Aside from the project’s central message, the memes and gifs in “Chinternet Plus” also hint at the active development and usage of the internet that occurs within the “Great Firewall”, which refers to the limited/censored boundaries of the Chinese internet. Ying notably remarks, “the limit of the Chinese internet is what sets it free” ( The work can be found online here.

About the artist: Miao Ying (1985-) is a Shanghai-born internet artist who is known for doing projects that discuss the cultures surrounding censorship within the Chinese internet landscape. She holds her bachelor’s in New Media Arts from China Academy of Fine Arts and her master’s from School of Art and Design at Alfred University. Other noteworthy works she has done include “Hardcore Digital Detox” (2018) and “Blind Spot” (2007).

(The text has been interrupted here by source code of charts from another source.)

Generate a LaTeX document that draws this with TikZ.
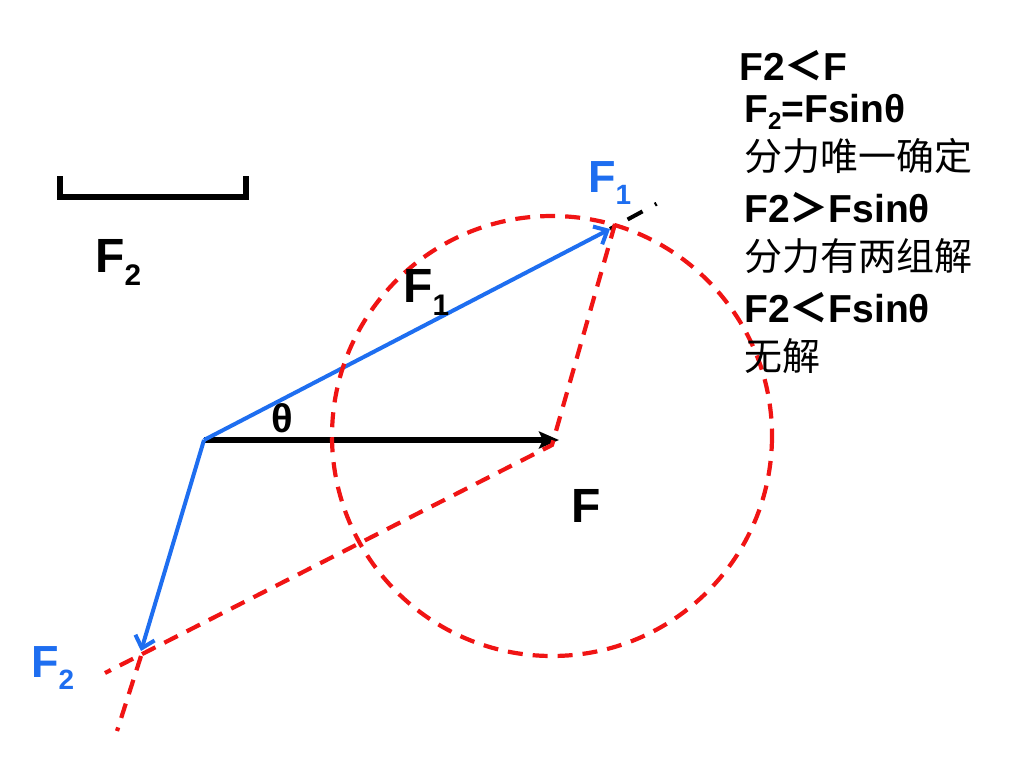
\documentclass[tikz,border=0pt]{standalone}
\usepackage{fontspec}
\setmainfont{Liberation Sans}
\newfontfamily\cjk{Noto Sans CJK SC}
\usetikzlibrary{arrows.meta}
\definecolor{myblue}{RGB}{30,110,240}
\definecolor{myred}{RGB}{240,20,20}
\newcommand\mysub[1]{\raisebox{-0.28em}{\scalebox{0.62}{#1}}}
\newcommand\mysubs[1]{\raisebox{-0.2em}{\scalebox{0.62}{#1}}}
\begin{document}
\begin{tikzpicture}[x=1pt,y=-1pt,
  lbl/.style={font=\bfseries\fontsize{48}{48}\selectfont, inner sep=0pt, anchor=base west},
  txt/.style={font=\bfseries\fontsize{39}{39}\selectfont, inner sep=0pt, anchor=base west},
  cjktxt/.style={font=\cjk\fontsize{38}{38}\selectfont, inner sep=0pt, anchor=base west},
  reddash/.style={myred, line width=4.2pt, dash pattern=on 15pt off 10pt},
  bluevec/.style={myblue, line width=4pt, -{Straight Barb[length=11pt,width=20pt]}}]
\useasboundingbox (0,0) rectangle (1024,768);
% key points
\coordinate (O) at (204,440);
\coordinate (Ftip) at (559,440);
\coordinate (F1tip) at (610,229);
\coordinate (F2tip) at (141,651);
\coordinate (ext) at (658,203);
\coordinate (C) at (552,436);
\coordinate (F1c) at (615,224);
\coordinate (Fc) at (552,445);
\coordinate (Lend) at (105,673);
\coordinate (F2c) at (141,656);
\coordinate (L3end) at (117,731);
% bracket for F2
\coordinate (b1) at (60,176);
\coordinate (b2) at (60,197);
\coordinate (b3) at (246,197);
\coordinate (b4) at (246,176);
\draw[line width=5.5pt] (b1) -- (b2) -- (b3) -- (b4);
% vectors
\draw[line width=5.5pt, -{Stealth[length=20pt,width=17pt,inset=4pt]}] (O) -- (Ftip);
\draw[line width=4pt, dash pattern=on 5pt off 15pt on 17pt off 14pt on 2pt] (F1tip) -- (ext);
\draw[bluevec] (O) -- (F1tip);
\draw[bluevec] (O) -- (F2tip);
% red construction
\draw[reddash] (C) circle[radius=220];
\draw[reddash] (F1c) -- (Fc) -- (Lend);
\draw[reddash] (F2c) -- (L3end);
% labels
\node[lbl] (lF2) at (95,272) {F\mysub{2}};
\node[lbl] (lF1) at (403,302) {F\mysub{1}};
\node[lbl, font=\bfseries\fontsize{40}{40}\selectfont] (lth) at (271,432) {θ};
\node[lbl] (lF) at (571,522) {F};
\node[lbl, myblue, font=\bfseries\fontsize{45}{45}\selectfont] (bF1) at (588,192) {F\mysub{1}};
\node[lbl, myblue, font=\bfseries\fontsize{45}{45}\selectfont] (bF2) at (31,677) {F\mysub{2}};
% text block
\node[txt] (t1) at (739,80) {F2{\cjk ＜}F};
\node[txt] (t2) at (744,122) {F\mysubs{2}=Fsinθ};
\node[cjktxt] (t3) at (744,170) {分力唯一确定};
\node[txt] (t4) at (744,222) {F2{\cjk ＞}Fsinθ};
\node[cjktxt] (t5) at (744,270) {分力有两组解};
\node[txt] (t6) at (744,322) {F2{\cjk ＜}Fsinθ};
\node[cjktxt] (t7) at (744,370) {无解};
\end{tikzpicture}
\end{document}
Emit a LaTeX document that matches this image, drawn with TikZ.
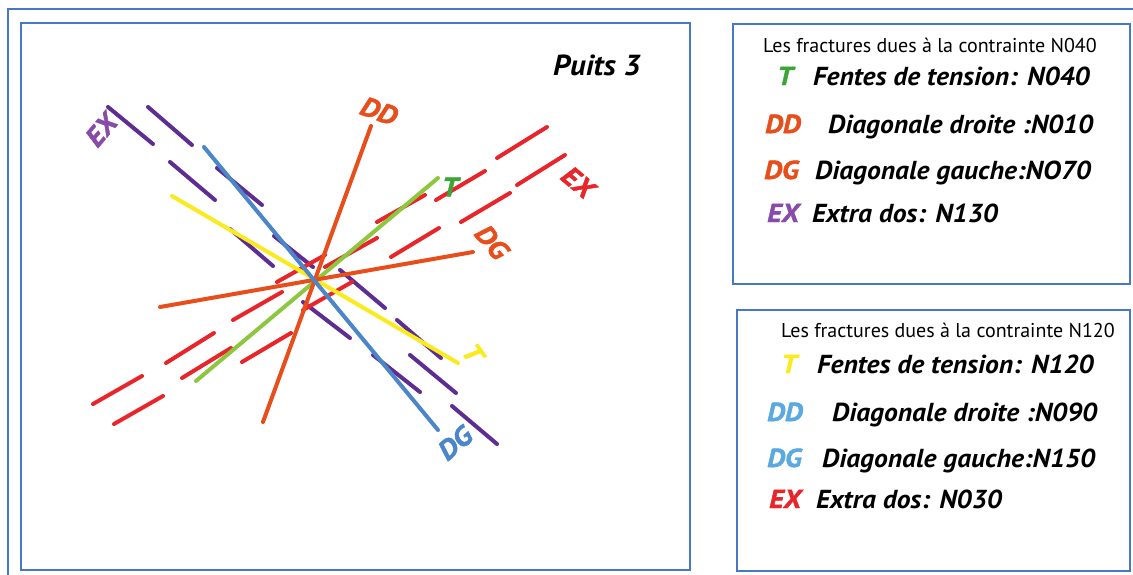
\documentclass[tikz,border=0pt]{standalone}
\usepackage{fontspec}
\setmainfont{PT Sans}
\newfontfamily\legfont[FakeStretch=1.06]{PT Sans}
\newfontfamily\heavyfont[FakeBold=1.6, FakeStretch=1.1]{PT Sans}
\definecolor{bordercol}{RGB}{70,120,196}
\definecolor{purpline}{RGB}{94,45,145}
\definecolor{purplbl}{RGB}{137,75,168}
\definecolor{redline}{RGB}{232,37,42}
\definecolor{orangeline}{RGB}{232,78,27}
\definecolor{greenline}{RGB}{141,198,63}
\definecolor{greenlbl}{RGB}{61,165,53}
\definecolor{yellowline}{RGB}{250,234,30}
\definecolor{blueline}{RGB}{74,134,200}
\definecolor{lightblue}{RGB}{90,169,224}
\tikzset{
  frame/.style={draw=bordercol, line width=1.8pt},
  frac/.style={line width=4pt, line cap=round},
  chartlbl/.style={font=\heavyfont\bfseries\itshape\fontsize{27}{27}\selectfont, inner sep=0pt},
  keylbl/.style={font=\heavyfont\bfseries\itshape\fontsize{26}{26}\selectfont, inner sep=0pt, anchor=base west},
  legtxt/.style={font=\legfont\bfseries\itshape\fontsize{26}{26}\selectfont, inner sep=0pt, anchor=base west},
  legtitle/.style={font=\fontsize{20}{20}\selectfont, inner sep=0pt, anchor=base west},
}
\begin{document}
\begin{tikzpicture}[x=1pt,y=-1pt]
\useasboundingbox (0,0) rectangle (1133,574);
% frames
\draw[frame] (8,585) -- (8,9) -- (1145,9);
\draw[frame] (21,23) rectangle (690,570);
\draw[frame] (733,24) rectangle (1130,284);
\draw[frame] (737,310) rectangle (1130,571);
% purple dashed fractures (EX N130)
\foreach \a/\b/\c/\d in {108/107/153/144, 148/107/192/145, 170/162/215/200, 217/168/262/205,
  230/229/273/266, 274/236/313/267, 340/270/385/308, 303/302/350/338, 397/320/441/358,
  373/355/420/392, 410/355/456/393, 452/406/497/444}
  {\draw[frac, purpline] (\a,\b) -- (\c,\d);}
% red dashed fractures (EX N030)
\foreach \a/\b/\c/\d in {93/404/142/376, 114/424/163/396, 166/363/214/333, 182/378/231/348,
  233/320/282/292, 242/362/291/333, 277/282/325/255, 303/310/352/282, 325/267/377/238,
  377/222/425/195, 391/257/439/228, 436/200/485/171, 461/222/510/193, 497/158/547/127,
  517/185/565/155}
  {\draw[frac, redline] (\a,\b) -- (\c,\d);}
% continuous fractures
\draw[frac, yellowline] (172,196) -- (458,363);
\draw[frac, greenline] (196,381) -- (438,178);
\draw[frac, orangeline] (160,307) -- (473,252);
\draw[frac, orangeline] (371,126) -- (263,422);
\draw[frac, blueline] (204,147) -- (438,430);
% chart labels
\node[chartlbl, text=purplbl, rotate=50] (exP) at (101,130) {EX};
\node[chartlbl, text=orangeline, rotate=-20] (ddO) at (379,111) {DD};
\node[chartlbl, text=greenlbl] (tG) at (450,187) {T};
\node[chartlbl, text=redline, rotate=-40] (exR) at (578,182) {EX};
\node[chartlbl, text=orangeline, rotate=-50] (dgO) at (492,242) {DG};
\node[chartlbl, text=yellowline, rotate=-55] (tY) at (473,353) {T};
\node[chartlbl, text=blueline, rotate=40] (dgB) at (455,443) {DG};
\node[font=\legfont\bfseries\itshape\fontsize{29}{29}\selectfont, inner sep=0pt, anchor=base west] (puits) at (553,75) {Puits 3};
% legend 1
\node[legtitle] (t1) at (763,52) {Les fractures dues à la contrainte N040};
\node[keylbl, text=greenlbl] (k1a) at (777,85) {T};
\node[legtxt] (l1a) at (813,85) {Fentes de tension: N040};
\node[keylbl, text=orangeline] (k1b) at (765,133) {DD};
\node[legtxt] (l1b) at (828,133) {Diagonale droite :N010};
\node[keylbl, text=orangeline] (k1c) at (764,179) {DG};
\node[legtxt] (l1c) at (815,179) {Diagonale gauche:NO70};
\node[keylbl, text=purplbl] (k1d) at (767,222) {EX};
\node[legtxt] (l1d) at (812,222) {Extra dos: N130};
% legend 2
\node[legtitle] (t2) at (781,337) {Les fractures dues à la contrainte N120};
\node[keylbl, text=yellowline] (k2a) at (781,373) {T};
\node[legtxt] (l2a) at (817,373) {Fentes de tension: N120};
\node[keylbl, text=lightblue] (k2b) at (767,421) {DD};
\node[legtxt] (l2b) at (832,421) {Diagonale droite :N090};
\node[keylbl, text=lightblue] (k2c) at (767,467) {DG};
\node[legtxt] (l2c) at (822,467) {Diagonale gauche:N150};
\node[keylbl, text=redline] (k2d) at (769,508) {EX};
\node[legtxt] (l2d) at (816,508) {Extra dos: N030};
\end{tikzpicture}
\end{document}
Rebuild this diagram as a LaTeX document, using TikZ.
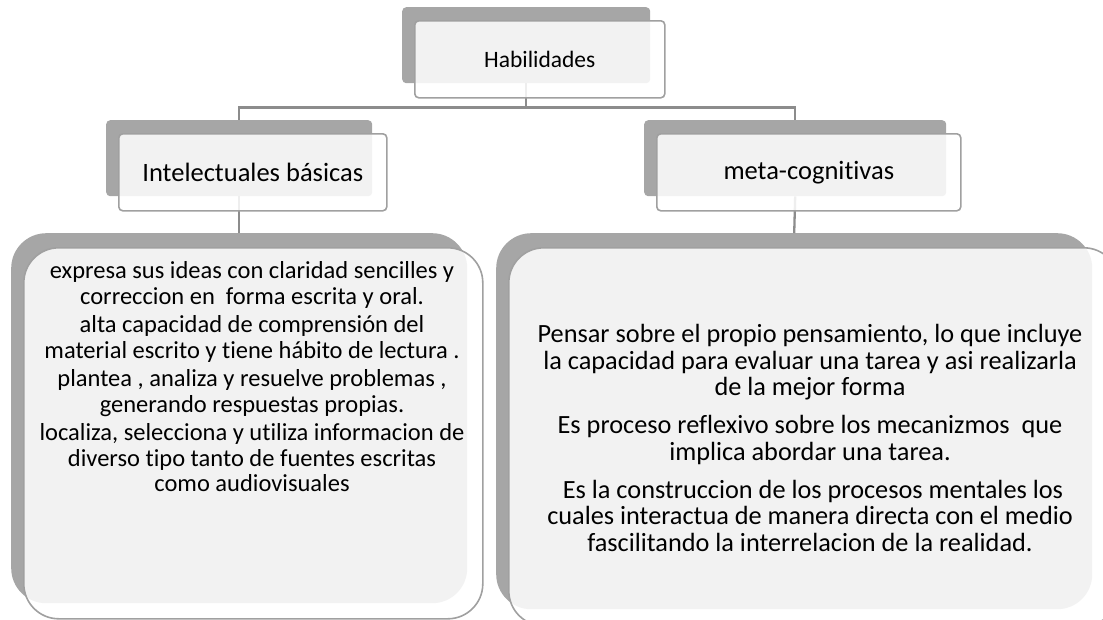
\documentclass[tikz,border=0pt]{standalone}
\usepackage{fontspec}
\setmainfont{Carlito}[RawFeature={-liga}]
\definecolor{backgray}{HTML}{A6A6A6}
\definecolor{rimgray}{HTML}{A0A0A0}
\definecolor{linkgray}{HTML}{8C8C8C}
\tikzset{
  backbox/.style={fill=backgray, inner sep=0pt, anchor=north west},
  frontbox/.style={draw=rimgray, line width=1.6pt, fill=white, fill opacity=0.86,
    text opacity=1, inner sep=0pt, anchor=north west},
  link/.style={draw=linkgray, line width=2.3pt},
  listtext/.style={align=center, inner sep=0pt}
}
\begin{document}
\begin{tikzpicture}[x=1pt, y=-1pt]
  \useasboundingbox (0,0) rectangle (1103,619);
  % gray back plates
  \foreach \n/\x/\y/\w/\h/\r in {
    hab/402/7/248/76/4, int/106/120/266/76/4, meta/644/120/302/76/4,
    intlist/11/233/456/370/35, metalist/496/233/596/376/35} {
    \node[backbox, minimum width=\w pt, minimum height=\h pt, rounded corners=\r pt] (\n-b) at (\x,\y) {};
  }
  % tree lines
  \draw[link] (hab-b.south) -- ++(0,24) -| (int-b.north);
  \draw[link] (hab-b.south) -- ++(0,24) -| (meta-b.north);
  \draw[link] (int-b.south) -- (intlist-b.north);
  \draw[link] (meta-b.south) -- (metalist-b.north);
  % front boxes
  \node[frontbox, minimum width=250pt, minimum height=77pt, rounded corners=4pt,
    font=\fontsize{23.5}{26}\selectfont] (hab) at (414,20) {Habilidades};
  \node[frontbox, minimum width=268pt, minimum height=77pt, rounded corners=4pt,
    font=\fontsize{26.5}{29}\selectfont] (int) at (118,133) {Intelectuales básicas};
  \node[frontbox, minimum width=304pt, minimum height=77pt, rounded corners=4pt,
    font=\fontsize{26.5}{29}\selectfont] (meta) at (656,133) {meta-cognitivas};
  \node[frontbox, minimum width=459pt, minimum height=371pt, rounded corners=35pt] (intlist) at (23,247) {};
  \node[frontbox, minimum width=610pt, minimum height=378pt, rounded corners=35pt] (metalist) at (508,247) {};
  % list texts
  \node[listtext, font=\fontsize{24.5}{25.5}\selectfont] (intlist-t) at (252,377) {
    expresa sus ideas con claridad sencilles y\\ correccion en \ forma escrita y oral.\\[3pt]
    alta capacidad de comprensión del\\ material escrito y tiene hábito de lectura .\\[3pt]
    plantea , analiza y resuelve problemas ,\\ generando respuestas propias.\\[3pt]
    localiza, selecciona y utiliza informacion de\\ diverso tipo tanto de fuentes escritas\\ como audiovisuales};
  \node[listtext, font=\fontsize{26.3}{26.3}\selectfont] (metalist-t) at (810,438) {
    Pensar sobre el propio pensamiento, lo que incluye\\ la capacidad para evaluar una tarea y asi realizarla\\ de la mejor forma\\[12pt]
    Es proceso reflexivo sobre los mecanizmos \ que\\ implica abordar una tarea.\\[12pt]
    \ Es la construccion de los procesos mentales los\\ cuales interactua de manera directa con el medio\\ fascilitando la interrelacion de la realidad.};
\end{tikzpicture}
\end{document}
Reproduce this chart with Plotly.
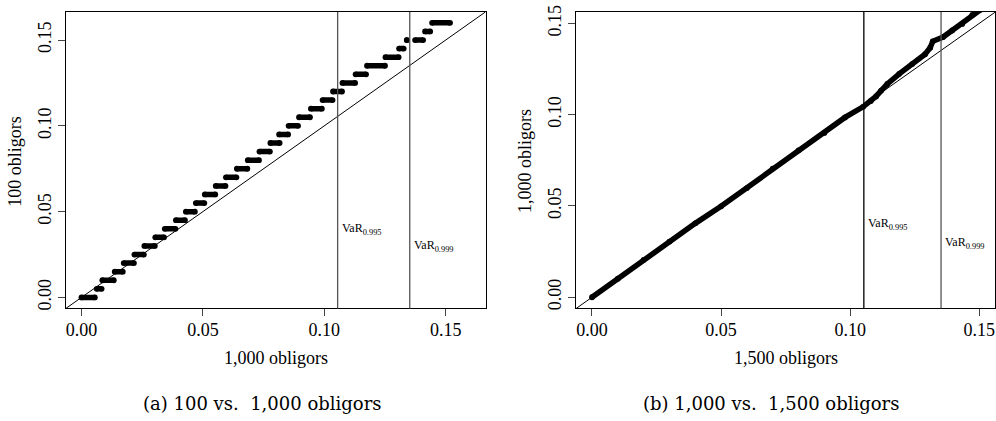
import plotly.graph_objects as go

# ---------------- data ----------------
# Panel (a): 100 obligors (y) vs 1,000 obligors (x) — stepped quantiles
step_level = [0.000, 0.005, 0.010, 0.015, 0.020, 0.025, 0.030, 0.035, 0.040, 0.045,
              0.050, 0.055, 0.060, 0.065, 0.070, 0.075, 0.080, 0.085, 0.090, 0.095,
              0.100, 0.105, 0.110, 0.115, 0.120, 0.125, 0.130, 0.135, 0.140, 0.145,
              0.150, 0.150, 0.155, 0.160]
step_x_lo = [0.0000, 0.0063, 0.0086, 0.0137, 0.0174, 0.0218, 0.0259, 0.0304, 0.0343, 0.0389,
             0.0430, 0.0471, 0.0508, 0.0553, 0.0595, 0.0640, 0.0685, 0.0733, 0.0778, 0.0814,
             0.0853, 0.0896, 0.0945, 0.0993, 0.1036, 0.1075, 0.1129, 0.1176, 0.1252, 0.1308,
             0.1340, 0.1374, 0.1415, 0.1444]
step_x_hi = [0.0055, 0.0083, 0.0133, 0.0170, 0.0216, 0.0257, 0.0302, 0.0340, 0.0387, 0.0426,
             0.0467, 0.0506, 0.0551, 0.0593, 0.0638, 0.0683, 0.0731, 0.0776, 0.0816, 0.0851,
             0.0892, 0.0941, 0.0990, 0.1034, 0.1073, 0.1127, 0.1172, 0.1250, 0.1306, 0.1327,
             0.1340, 0.1407, 0.1436, 0.1518]

# Panel (b): 1,000 obligors (y) vs 1,500 obligors (x)
qq_b_x = [0.000, 0.010, 0.020, 0.030, 0.040, 0.050, 0.060, 0.070, 0.080, 0.090,
          0.098, 0.105, 0.108, 0.110, 0.112, 0.1144, 0.119, 0.124, 0.129, 0.131, 0.132,
          0.136, 0.1395, 0.1434, 0.1473, 0.1505]
qq_b_y = [0.000, 0.0102, 0.0205, 0.0305, 0.0405, 0.0498, 0.0598, 0.0705, 0.0805, 0.0900,
          0.0985, 0.1043, 0.1075, 0.1100, 0.1132, 0.1168, 0.1224, 0.1277, 0.1331, 0.1367, 0.1402,
          0.1425, 0.1461, 0.1497, 0.1546, 0.1575]

var_values_a = [0.1055, 0.1352]
var_values_b = [0.1053, 0.1352]
var_labels = ["VaR<sub>0.995</sub>", "VaR<sub>0.999</sub>"]
var_label_y = [0.040, 0.030]

tick_vals = [0.00, 0.05, 0.10, 0.15]
tick_text = ["0.00", "0.05", "0.10", "0.15"]

range_a = [-0.0064, 0.1664]
range_b_x = [-0.0063, 0.1561]
range_b_y = [-0.0061, 0.1563]

W, H = 996, 421
SERIF = "Liberation Serif"
CAP_FONT = "DejaVu Serif"

fig = go.Figure()

# ---- panel (a) steps ----
seg_x, seg_y, end_x, end_y = [], [], [], []
for lv, lo, hi in zip(step_level, step_x_lo, step_x_hi):
    seg_x += [lo, hi, None]
    seg_y += [lv, lv, None]
    end_x += [lo, hi]
    end_y += [lv, lv]
fig.add_trace(go.Scatter(x=seg_x, y=seg_y, mode="lines",
                         line=dict(color="black", width=5.5),
                         xaxis="x", yaxis="y", showlegend=False, hoverinfo="skip"))
fig.add_trace(go.Scatter(x=end_x, y=end_y, mode="markers",
                         marker=dict(color="black", size=5.8),
                         xaxis="x", yaxis="y", showlegend=False))

# ---- panel (b) curve ----
fig.add_trace(go.Scatter(x=qq_b_x, y=qq_b_y, mode="lines+markers",
                         line=dict(color="black", width=5.5),
                         marker=dict(color="black", size=5.8),
                         xaxis="x2", yaxis="y2", showlegend=False, cliponaxis=True))

# ---- axes ----
ydom = [(H - 308) / H, (H - 5) / H]
common = dict(tickvals=tick_vals, ticktext=tick_text, ticks="outside", ticklen=7,
              tickcolor="#444", tickwidth=1, showline=True, linecolor="black", linewidth=1,
              mirror=True, showgrid=False, zeroline=False, ticklabeloverflow="allow",
              tickfont=dict(family=SERIF, size=18, color="black"))
fig.update_layout(
    width=W, height=H, margin=dict(l=0, r=0, t=0, b=0),
    paper_bgcolor="white", plot_bgcolor="white", showlegend=False,
    font=dict(family=SERIF),
    xaxis=dict(domain=[66 / W, 486 / W], range=range_a, anchor="y",
               ticklabelstandoff=-2, **common),
    yaxis=dict(domain=ydom, range=range_a, anchor="x", tickangle=-90, **common),
    xaxis2=dict(domain=[576.3 / W, 1.0], range=range_b_x, anchor="y2",
                ticklabelstandoff=-2, **common),
    yaxis2=dict(domain=ydom, range=range_b_y, anchor="x2", tickangle=-90, **common),
)

# ---- diagonals ----
fig.add_shape(type="line", xref="x", yref="y", x0=range_a[0], y0=range_a[0],
              x1=range_a[1], y1=range_a[1], line=dict(color="black", width=1))
fig.add_shape(type="line", xref="x2", yref="y2", x0=range_b_y[0], y0=range_b_y[0],
              x1=range_b_y[1], y1=range_b_y[1], line=dict(color="black", width=1))

# ---- VaR lines & labels ----
for v, col in zip(var_values_a, ["#555", "#555"]):
    fig.add_shape(type="line", xref="x", yref="y domain", x0=v, x1=v, y0=0, y1=1,
                  line=dict(color=col, width=1.3))
for v, col in zip(var_values_b, ["black", "#555"]):
    fig.add_shape(type="line", xref="x2", yref="y2 domain", x0=v, x1=v, y0=0, y1=1,
                  line=dict(color=col, width=1.3))
for v, lab, ly in zip(var_values_a, var_labels, var_label_y):
    fig.add_annotation(x=v, y=ly, xref="x", yref="y", text=lab, showarrow=False,
                       xanchor="left", xshift=2, font=dict(family=SERIF, size=12, color="black"))
for v, lab, ly in zip(var_values_b, var_labels, var_label_y):
    fig.add_annotation(x=v, y=ly, xref="x2", yref="y2", text=lab, showarrow=False,
                       xanchor="left", xshift=2, font=dict(family=SERIF, size=12, color="black"))

# ---- axis titles ----
def ann(x, y, text, size, family, angle=0):
    fig.add_annotation(x=x / W, y=1 - y / H, xref="paper", yref="paper", text=text,
                       showarrow=False, xanchor="center", yanchor="middle", textangle=angle,
                       font=dict(family=family, size=size, color="black"))

ann(276.7, 359, "1,000 obligors", 18, SERIF)
ann(15, 157, "100 obligors", 18, SERIF, -90)
ann(786.7, 359, "1,500 obligors", 18, SERIF)
ann(525, 157, "1,000 obligors", 18, SERIF, -90)

# ---- sub-captions ----
ann(262, 405, "(a) 100 vs.\u00a0 1,000 obligors", 18, CAP_FONT)
ann(772, 405, "(b) 1,000 vs.\u00a0 1,500 obligors", 18, CAP_FONT)

fig.write_html("out.html")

Dropping a Han Dynasty Urn

Ai Wei Wei, 1995

One of Ai Wei Wei's most famous works is a series of three photographs, showing the destruction of a Han dynasty by dropping it on the floor. It caused a controversy on the value of artifacts and the morality of destroying or modifying them to create art. The act of destruction is a metaphor for the crimes toward the elites during the cultural revolution, as well as signifies the crumbling of the world as it was. It also explores the relation between destruction and creation: “the only way of building a new world is by destroying the old one.”, as Ai Wei Wei quotes Mao.

About the artist: Ai Weiwei is an artist and political activist. He uses a range of mediums including performance, photography, film, and sculpture for his art.

Writing in the Rain

FX Harsono, 2011

This work deals with the violence against ethnic Chinese people in 195-1966 in Indonesia as they were seen as communist sympathizers. The suppression of Chinese people lasted years beyond that. The work consists of him repeatedly writing his name on a clear glass wall, which is then washed off by the rain as he keeps writing. His identity as an ethnic Chinese Indonesian is shaped by the past, as he had to abandon the culture he inherited.

About the artist: FX Harnoso is an Indonesian installation artist. His art is both a political exploration as well as a self-discovery.